Highlights of the College Park Senate meeting
on Dec 12, 2005
Topic 1 was a proposal for campus-wide online course evaluation. Concerns
were expressed, about separating student-interest questions from personnel-evaluation
questions (used in APT), about how to increase student participation, etc.
The proposal eventually passed with an amendment that it will come back to
the senate after the provost's office solidifies particulars (e.g., what
questions to ask). So in the near future it will come back to the senate
and presumably be approved.
Topic 2 was a proposal for instituting numerical values for the plus/minus
letter grades (i.e., A+ = 4.3, A=4, A-=3.7, ...). Currently, the plus/minus
attributes do not affect the numerical GPA (i.e., A+, A, A- all equal
3).
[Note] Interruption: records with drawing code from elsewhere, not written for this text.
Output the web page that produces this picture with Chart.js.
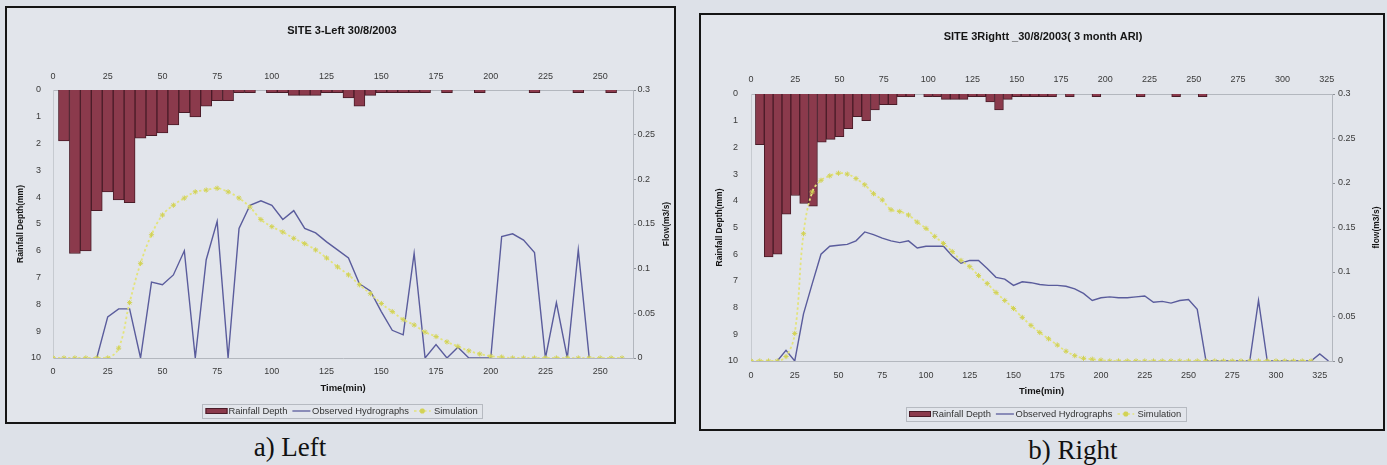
<!DOCTYPE html>
<html>
<head>
<meta charset="utf-8">
<script src="https://cdn.jsdelivr.net/npm/chart.js@4/dist/chart.umd.min.js"></script>
<style>
  html, body { margin: 0; padding: 0; }
  body {
    width: 1387px; height: 465px; position: relative; overflow: hidden;
    background: #dde1e8;
    font-family: "Liberation Sans", Arial, sans-serif;
  }
  .box { position: absolute; border: 2px solid #151515; box-sizing: border-box; background: #e2e5eb; }
  .box canvas { position: absolute; left: 0; top: 0; }
  .cap {
    position: absolute; transform: translateX(-50%); white-space: nowrap;
    font-family: "Liberation Serif", "Times New Roman", serif; font-size: 27px; line-height: 27px; color: #111;
  }
</style>
</head>
<body>
<div class="box" style="left:5px;top:6px;width:671px;height:418px">
  <canvas id="chartLeft" width="667" height="414" style="width:667px;height:414px"></canvas>
</div>
<div class="box" style="left:699px;top:13px;width:686px;height:418px">
  <canvas id="chartRight" width="682" height="414" style="width:682px;height:414px"></canvas>
</div>
<div class="cap" style="left:290px;top:434px">a) Left</div>
<div class="cap" style="left:1073px;top:437px">b) Right</div>

<script>
// Rainfall depth (mm) per 5-minute interval, same storm for both sites
const rainTime  = [5,10,15,20,25,30,35,40,45,50,55,60,65,70,75,80,85,90,95,100,
                   105,110,115,120,125,130,135,140,145,150,155,160,165,170,175,180,
                   185,190,195,200,205,210,215,220,225,230,235,240,245,250,255];
const rainDepth = [1.9,6.1,6.0,4.5,3.8,4.1,4.2,1.8,1.7,1.6,1.3,0.85,1.0,0.6,0.4,0.4,0.1,0.1,0,0.1,
                   0.1,0.2,0.2,0.2,0.1,0.1,0.3,0.6,0.2,0.1,0.1,0.1,0.1,0.1,0,0.1,
                   0,0,0.1,0,0,0,0,0.1,0,0,0,0.1,0,0,0.1];

// Site 3 left: time (min), observed and simulated flow (m3/s)
const timeLeft = [0,5,10,15,20,25,30,35,40,45,50,55,60,65,70,75,80,85,90,95,100,
                  105,110,115,120,125,130,135,140,145,150,155,160,165,170,175,180,
                  185,190,195,200,205,210,215,220,225,230,235,240,245,250,255,260];
const obsLeft  = [null,null,null,null,0,0.046,0.055,0.055,0,0.085,0.082,0.093,0.12,0,0.11,0.153,0,0.145,0.171,0.176,0.171,
                  0.155,0.165,0.145,0.14,0.13,0.121,0.112,0.083,0.075,0.052,0.031,0.026,0.117,0,0.015,0,
                  0.012,0,0,0,0.136,0.139,0.132,0.118,0,0.062,0,0.121,0,null,null,null];
const simLeft  = [0,0,0,0,0,0,0.011,0.062,0.106,0.138,0.16,0.171,0.179,0.186,0.188,0.19,0.186,0.179,0.169,0.155,0.147,
                  0.141,0.134,0.128,0.121,0.112,0.102,0.093,0.082,0.072,0.061,0.052,0.043,0.037,0.029,0.024,0.018,
                  0.013,0.008,0.0045,0.002,0.001,0,0,0,0,0,0,0,0,0,0,0];

// Site 3 right (3 month ARI): time (min), observed and simulated flow (m3/s)
const timeRight = [0,5,10,15,20,25,30,35,40,45,50,55,60,65,70,75,80,85,90,95,100,
                   105,110,115,120,125,130,135,140,145,150,155,160,165,170,175,180,
                   185,190,195,200,205,210,215,220,225,230,235,240,245,250,255,260,
                   265,270,275,280,285,290,295,300,305,310,315,320,325,330];
const obsRight  = [null,null,null,0,0.012,0,0.053,0.087,0.12,0.129,0.13,0.131,0.135,0.145,0.142,0.138,0.135,0.133,0.135,0.127,0.129,
                   0.129,0.129,0.118,0.11,0.113,0.113,0.104,0.094,0.092,0.085,0.089,0.088,0.086,0.085,0.085,0.084,
                   0.081,0.076,0.068,0.071,0.072,0.071,0.071,0.072,0.073,0.066,0.067,0.065,0.068,0.069,0.058,0,
                   0,0,0,0,0,0.068,0,0,0,0,0,0,0.008,0];
const simRight  = [0,0,0,0,0.005,0.031,0.143,0.19,0.203,0.208,0.211,0.21,0.205,0.198,0.188,0.181,0.17,0.168,0.164,0.156,0.149,
                   0.14,0.132,0.123,0.113,0.106,0.096,0.087,0.077,0.068,0.059,0.049,0.04,0.032,0.025,0.018,0.011,
                   0.006,0.003,0.002,0.001,0,0,0,0,0,0,0,0,0,0,0,0,
                   0,0,0,0,0,0,0,0,0,0,0,0];

const FONT = '"Liberation Sans", Arial, sans-serif';
Chart.defaults.font.family = FONT;

const COLORS = {
  bar: '#8b3a4c', barEdge: '#4a1c28',
  obs: '#5a5c9c',
  sim: '#e3e37c', simMark: '#d2d256',
  axis: '#b3b7be', tick: '#3a3a3a', text: '#151515'
};

function pairs(times, values) {
  return values.map((v, i) => ({ x: times[i], y: v }));
}

// Titles, axis titles and the boxed legend drawn around the plot area
const framePlugin = {
  id: 'frame',
  afterDraw(chart, args, o) {
    const { ctx, chartArea: a } = chart;
    const cx = (a.left + a.right) / 2;
    const cy = (a.top + a.bottom) / 2;
    ctx.save();
    ctx.fillStyle = COLORS.text;
    ctx.textAlign = 'center';
    ctx.textBaseline = 'middle';

    ctx.font = `bold 11px ${FONT}`;
    ctx.fillText(o.title, cx + o.titleDx, o.titleY);

    ctx.font = `bold 9.5px ${FONT}`;
    ctx.fillText(o.xTitle, cx, o.xTitleY);

    ctx.font = `bold 8.5px ${FONT}`;
    [[o.yLeft, o.yLeftX], [o.yRight, o.yRightX]].forEach(([txt, x]) => {
      ctx.save();
      ctx.translate(x, cy);
      ctx.rotate(-Math.PI / 2);
      ctx.fillText(txt, 0, 0);
      ctx.restore();
    });

    // legend
    const ds = chart.data.datasets;
    ctx.font = `9.4px ${FONT}`;
    const tw = ds.map(d => ctx.measureText(d.label).width);
    const W = 3.3 + 22 + 1 + tw[0] + 5 + 18 + 1.7 + tw[1] + 5 + 16.7 + 3.3 + tw[2] + 4;
    const y = o.legendY;
    let x = cx + o.legendDx - W / 2;
    ctx.strokeStyle = '#b6bac1';
    ctx.lineWidth = 1;
    ctx.strokeRect(Math.round(x) + 0.5, Math.round(y - 7) + 0.5, Math.round(W), 14);
    ctx.textAlign = 'left';
    ctx.fillStyle = '#333';

    x += 3.3;
    ctx.fillStyle = ds[0].backgroundColor;
    ctx.fillRect(x, y - 3, 22, 6);
    ctx.strokeStyle = ds[0].borderColor;
    ctx.strokeRect(x + 0.5, y - 2.5, 21, 5);
    x += 23;
    ctx.fillStyle = '#333';
    ctx.fillText(ds[0].label, x, y + 0.5);
    x += tw[0] + 5;

    ctx.strokeStyle = ds[1].borderColor;
    ctx.lineWidth = 1.3;
    ctx.beginPath(); ctx.moveTo(x, y); ctx.lineTo(x + 18, y); ctx.stroke();
    x += 19.7;
    ctx.fillText(ds[1].label, x, y + 0.5);
    x += tw[1] + 5;

    ctx.strokeStyle = ds[2].borderColor;
    ctx.lineWidth = 1.6;
    ctx.setLineDash([2.5, 2.5]);
    ctx.beginPath(); ctx.moveTo(x, y); ctx.lineTo(x + 16.7, y); ctx.stroke();
    ctx.setLineDash([]);
    ctx.strokeStyle = ds[2].pointBorderColor;
    ctx.fillStyle = ds[2].pointBackgroundColor;
    Chart.helpers.drawPoint(ctx, { pointStyle: 'star', radius: 2.6, borderWidth: 1, rotation: 0 }, x + 8.3, y);
    x += 20;
    ctx.fillStyle = '#333';
    ctx.fillText(ds[2].label, x, y + 0.5);
    ctx.restore();
  }
};

function buildChart(id, cfg) {
  const tickFont = { size: 9, family: FONT };
  const noGrid = { display: false, drawTicks: false, offset: false };
  return new Chart(document.getElementById(id), {
    type: 'line',
    data: {
      datasets: [
        {
          type: 'bar', label: 'Rainfall Depth', xAxisID: 'xTop', yAxisID: 'yRain', order: 3,
          data: rainTime.map((t, i) => ({ x: t, y: rainDepth[i] ? rainDepth[i] : null })),
          backgroundColor: COLORS.bar, borderColor: COLORS.barEdge, borderWidth: 1,
          grouped: false, categoryPercentage: 1, barPercentage: 1
        },
        {
          label: 'Observed Hydrographs', xAxisID: 'xTime', yAxisID: 'yFlow', order: 2,
          data: pairs(cfg.time, cfg.obs),
          borderColor: COLORS.obs, borderWidth: 1.4, pointRadius: 0, tension: 0, fill: false
        },
        {
          label: 'Simulation', xAxisID: 'xTime', yAxisID: 'yFlow', order: 1,
          data: pairs(cfg.time, cfg.sim),
          borderColor: COLORS.sim, borderWidth: 1.8, borderDash: [2.5, 2.5],
          pointStyle: 'star', pointRadius: 2.6, pointBorderWidth: 1,
          pointBorderColor: COLORS.simMark, pointBackgroundColor: COLORS.simMark,
          tension: 0.4, fill: false
        }
      ]
    },
    options: {
      responsive: false, animation: false, devicePixelRatio: 1,
      layout: { padding: 0 },
      plugins: {
        legend: { display: false }, tooltip: { enabled: false }, title: { display: false },
        frame: cfg.frame
      },
      scales: {
        xTop: {
          type: 'linear', position: 'top', min: 0, max: cfg.topMax, offset: false,
          grid: noGrid,
          border: { display: true, color: COLORS.axis },
          ticks: { stepSize: 25, includeBounds: false, autoSkip: false, maxRotation: 0,
                   padding: cfg.topPad, color: COLORS.tick, font: tickFont },
          afterFit: s => { s.height = cfg.topH; }
        },
        xTime: {
          type: 'linear', position: 'bottom', min: 0, max: cfg.bottomMax, offset: false,
          grid: noGrid,
          border: { display: true, color: COLORS.axis },
          ticks: { stepSize: 25, includeBounds: false, autoSkip: false, maxRotation: 0,
                   padding: cfg.bottomPad, color: COLORS.tick, font: tickFont },
          afterFit: s => { s.height = cfg.bottomH; }
        },
        yRain: {
          type: 'linear', position: 'left', reverse: true, min: 0, max: 10,
          grid: noGrid,
          border: { display: true, color: '#c6cad0' },
          ticks: { stepSize: 1, padding: cfg.leftPad, color: COLORS.tick, font: tickFont },
          afterFit: s => { s.width = cfg.leftW; }
        },
        yFlow: {
          type: 'linear', position: 'right', min: 0, max: 0.3,
          grid: { display: true, drawOnChartArea: false, drawTicks: true, tickLength: 3, color: '#8d9198' },
          border: { display: true, color: COLORS.axis },
          ticks: { stepSize: 0.05, padding: cfg.rightPad, color: COLORS.tick, font: tickFont,
                   callback: v => String(+v.toFixed(2)) },
          afterFit: s => { s.width = cfg.rightW; }
        }
      }
    },
    plugins: [framePlugin]
  });
}

buildChart('chartLeft', {
  time: timeLeft, obs: obsLeft, sim: simLeft,
  topMax: 265, bottomMax: 265,
  topH: 82, bottomH: 64, leftW: 46, rightW: 41,
  topPad: 7.6, bottomPad: 8, leftPad: 12, rightPad: 1.5,
  frame: {
    title: 'SITE 3-Left 30/8/2003', titleY: 23, titleDx: -1,
    xTitle: 'Time(min)', xTitleY: 380,
    yLeft: 'Rainfall Depth(mm)', yLeftX: 13.7,
    yRight: 'Flow(m3/s)', yRightX: 660,
    legendY: 403, legendDx: -1
  }
});

buildChart('chartRight', {
  time: timeRight, obs: obsRight, sim: simRight,
  topMax: 328, bottomMax: 332,
  topH: 79, bottomH: 68, leftW: 50, rightW: 51,
  topPad: 8.6, bottomPad: 9, leftPad: 13, rightPad: 3,
  frame: {
    title: 'SITE 3Rightt _30/8/2003( 3 month ARI)', titleY: 22, titleDx: 1.5,
    xTitle: 'Time(min)', xTitleY: 376,
    yLeft: 'Rainfall Depth(mm)', yLeftX: 19,
    yRight: 'flow(m3/s)', yRightX: 676,
    legendY: 399, legendDx: 4
  }
});
</script>
</body>
</html>
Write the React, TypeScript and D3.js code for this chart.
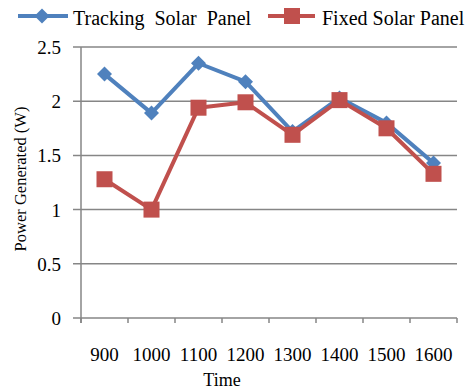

This looks odd to outsiders; in fact, some of them recompute the GPA
assigning their own numerical values to the plus/minus attributes. There
was an amendment to not apply the numerical changes to C-, D+, and D-, i.e.,
to have C+=2 and D+=D=D-=1. The justification supplied for having D+=D=D-=1
was that nobody cares about these distinctions in D. The motivation for having
C+=2 was so that programs would not have to re-examine/re-state current requirements
(e.g., requiring a grade of C- in a prerequisite, a ug gpa of 2 to avoid
dismissal, etc.). The debate went on and on: grade inflation, grade deflation,
B- should be treated like C- since B- is like C- for grads, .... There
was even talk of eliminating plus/minus completely. I left around 5:15
so I can't tell you what happened here.